OSHA adds further confusion by stating in the letter of interpretation that the regulation “would not preclude an employee from carrying such items while climbing a ladder so long as the items don’t impede the employee’s ability to maintain full control while climbing or descending the ladder.” This contradicts a common training admonition to never carry anything up a ladder using hands and the three-points-of-contact idea.
NRCA and its Health and Safety Committee grapple with the terms to use during training to prevent ladder-related accidents. “Three-point contact” means having three points of contact with a ladder, which OSHA clarified in its letter of interpretation to mean a deliberate climb up a ladder. But OSHA’s statements to “ ... use at least one hand to grasp the ladder ... ” and “ ... not carry any object or load that could cause the employee to lose balance or fall” seem contradictory.

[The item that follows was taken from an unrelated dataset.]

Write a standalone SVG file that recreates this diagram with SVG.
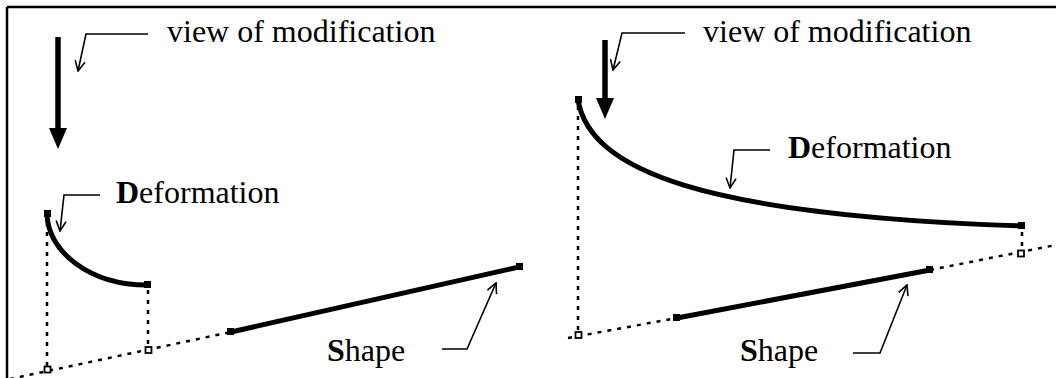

NRCA is concerned about the current imprecise understanding and use of three points versus two points of contact terminology as it relates to effective training and ladder use. Three points of contact can be achieved either through a deliberate climb or use of siderails. Two points of contact occurs during a typical safe climb up a ladder where the opposite hand and foot ascend or descend in unison. This cross-body climb balances body weight and allows smoothness of movement.
Using the correct terminology and understanding the best climbing approach demands further research and analysis into causation of falls. In particular, the effects of allowing objects to be carried also must be analyzed so ladder-training protocols truly can help assure worker safety.
App helps determine ladder angle
An easy way to determine ladder angle is to use the National Institute for Occupational Safety and Health’s ladder app, which allows a worker’s smartphone to gauge the proper ladder angle. The app is available at www.cdc.gov/niosh/topics/falls/mobileapp.html.